All military flights previously transiting through a U.S. air facility in Kyrgyzstan have been transferred to a new base in Romania, a representative of the Manas Transit Center in the Central Asian country said Friday.
The commander of the facility, U.S. Colonel John Millard, said Thursday that the final mission from Manas had been completed ahead of a July 11 deadline to vacate all U.S. personnel from the center.
The Manas center, located on the territory of the Kyrgyz capital's civilian airport, opened three months after the 9/11 terrorist attacks to support U.S.-led coalition forces in the invasion of Afghanistan.
Since then, more than 5 million soldiers have transited through the center, which also hosts U.S. tanker aircraft that have flown over 33,000 missions in support of combat operations in Afghanistan.
In 2011, Kyrgyz President Almazbek Atambayev announced that his country would not renew an agreement to extend the lease of the facility, in a move widely interpreted as bowing to Russian pressure to suspend U.S. military activities in the former Soviet country.

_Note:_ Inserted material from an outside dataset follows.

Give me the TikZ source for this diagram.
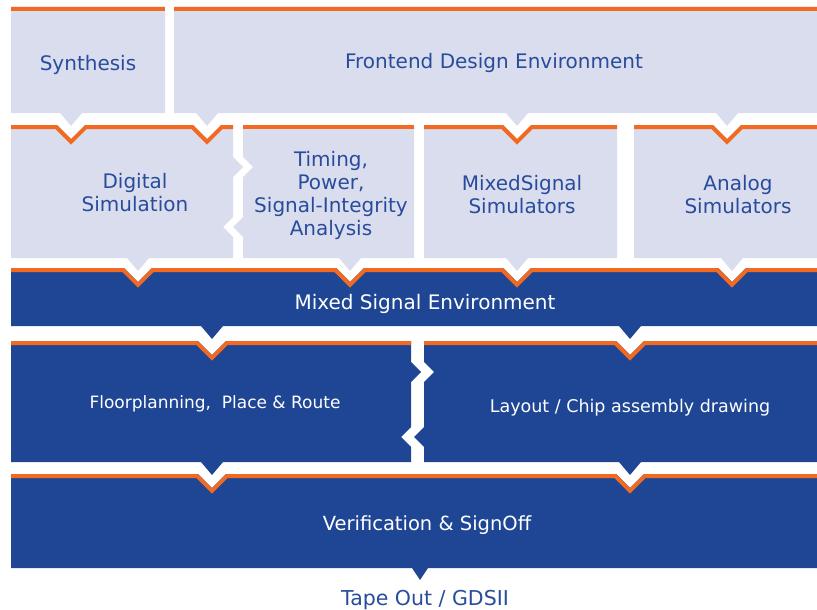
\documentclass[tikz,border=0pt]{standalone}
\usepackage{fontspec}
\setmainfont{DejaVu Sans}
\definecolor{lav}{RGB}{218,221,238}
\definecolor{dblue}{RGB}{31,70,148}
\definecolor{org}{RGB}{242,105,33}
\definecolor{tblue}{RGB}{40,76,156}
\tikzset{
  orangeedge/.style={draw=org, line width=8pt, line join=miter},
  lbl/.style={font=\fontsize{20}{23}\selectfont, text=tblue, align=center, inner sep=0pt},
  wlbl/.style={lbl, text=white},
  smalllbl/.style={wlbl, font=\fontsize{17}{20}\selectfont},
}
\newcommand\stepbox[3]{% fill colour, polygon, top edge
  \fill[#1] #2;
  \begin{scope}
    \clip #2;
    \draw[orangeedge] #3;
  \end{scope}}
\begin{document}
\begin{tikzpicture}[x=1pt,y=-1pt]
\useasboundingbox (0,0) rectangle (817,610);
% Row 1
\stepbox{lav}{(11,7) -- (165,7) -- (165,113) -- (82,113) -- (71,126) -- (60,113) -- (11,113) -- cycle}{(11,7) -- (165,7)}
\stepbox{lav}{(174,7) -- (817,7) -- (817,113) -- (738,113) -- (727,126) -- (716,113) -- (528,113) -- (517,126) -- (506,113) -- (218,113) -- (207,126) -- (196,113) -- (174,113) -- cycle}{(174,7) -- (817,7)}
% Row 2
\stepbox{lav}{(11,125) -- (57,125) -- (71,139) -- (85,125) -- (193,125) -- (207,139) -- (221,125) -- (233,125) -- (233,157) -- (243,167) -- (233,177) -- (233,217) -- (223,227) -- (233,237) -- (233,258) -- (149,258) -- (138,271) -- (127,258) -- (11,258) -- cycle}{(11,125) -- (57,125) -- (71,139) -- (85,125) -- (193,125) -- (207,139) -- (221,125) -- (233,125)}
\stepbox{lav}{(243,125) -- (414,125) -- (414,258) -- (361,258) -- (350,271) -- (339,258) -- (243,258) -- (243,237) -- (233,227) -- (243,217) -- (243,177) -- (253,167) -- (243,157) -- cycle}{(243,125) -- (414,125)}
\stepbox{lav}{(424,125) -- (503,125) -- (517,139) -- (531,125) -- (617,125) -- (617,258) -- (528,258) -- (517,271) -- (506,258) -- (424,258) -- cycle}{(424,125) -- (503,125) -- (517,139) -- (531,125) -- (617,125)}
\stepbox{lav}{(634,125) -- (713,125) -- (727,139) -- (741,125) -- (817,125) -- (817,258) -- (743,258) -- (732,271) -- (721,258) -- (634,258) -- cycle}{(634,125) -- (713,125) -- (727,139) -- (741,125) -- (817,125)}
% Row 3
\stepbox{dblue}{(11,268) -- (124,268) -- (138,282) -- (152,268) -- (336,268) -- (350,282) -- (364,268) -- (503,268) -- (517,282) -- (531,268) -- (718,268) -- (732,282) -- (746,268) -- (817,268) -- (817,326) -- (641,326) -- (630,339) -- (619,326) -- (223,326) -- (212,339) -- (201,326) -- (11,326) -- cycle}{(11,268) -- (124,268) -- (138,282) -- (152,268) -- (336,268) -- (350,282) -- (364,268) -- (503,268) -- (517,282) -- (531,268) -- (718,268) -- (732,282) -- (746,268) -- (817,268)}
% Row 4
\stepbox{dblue}{(11,341) -- (198,341) -- (212,355) -- (226,341) -- (411,341) -- (411,362) -- (421,372) -- (411,382) -- (411,427) -- (401,437) -- (411,447) -- (411,462) -- (223,462) -- (212,475) -- (201,462) -- (11,462) -- cycle}{(11,341) -- (198,341) -- (212,355) -- (226,341) -- (411,341)}
\stepbox{dblue}{(424,341) -- (616,341) -- (630,355) -- (644,341) -- (817,341) -- (817,462) -- (641,462) -- (630,475) -- (619,462) -- (424,462) -- (424,447) -- (414,437) -- (424,427) -- (424,382) -- (434,372) -- (424,362) -- cycle}{(424,341) -- (616,341) -- (630,355) -- (644,341) -- (817,341)}
% Row 5
\stepbox{dblue}{(11,474) -- (198,474) -- (212,488) -- (226,474) -- (616,474) -- (630,488) -- (644,474) -- (817,474) -- (817,568) -- (428,568) -- (420,580) -- (412,568) -- (11,568) -- cycle}{(11,474) -- (198,474) -- (212,488) -- (226,474) -- (616,474) -- (630,488) -- (644,474) -- (817,474)}
% Labels
\node[lbl] (syn) at (88,65) {Synthesis};
\node[lbl] (fe) at (494,63) {Frontend Design Environment};
\node[lbl] (dig) at (135,193) {Digital\\Simulation};
\node[lbl] (tim) at (331,195) {Timing,\\Power,\\Signal-Integrity\\Analysis};
\node[lbl] (mss) at (522,195) {MixedSignal\\Simulators};
\node[lbl] (ana) at (738,195) {Analog\\Simulators};
\node[wlbl] (mse) at (425,304) {Mixed Signal Environment};
\node[smalllbl] (fpr) at (215,404) {Floorplanning,\ \ Place \& Route};
\node[smalllbl, font=\fontsize{17.5}{20}\selectfont] (lay) at (630,408) {Layout / Chip assembly drawing};
\node[wlbl, font=\fontsize{19.5}{22}\selectfont] (ver) at (427,525) {Verification \& SignOff};
\node[lbl, font=\fontsize{20.5}{23}\selectfont] (tape) at (425,600) {Tape Out / GDSII};
\end{tikzpicture}
\end{document}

The new U.S. facility, at the Mihail Kogalniceanu airbase on Romania's Black Sea coast, is less than 400 kilometers from Russia's Black Sea Fleet headquarters at Sevastopol in Crimea.
The U.S. Department of Defense Newspaper, Stars & Stripes, reported last week that over 6,000 American troops have passed through the Romanian base since it saw its first transit flight last month.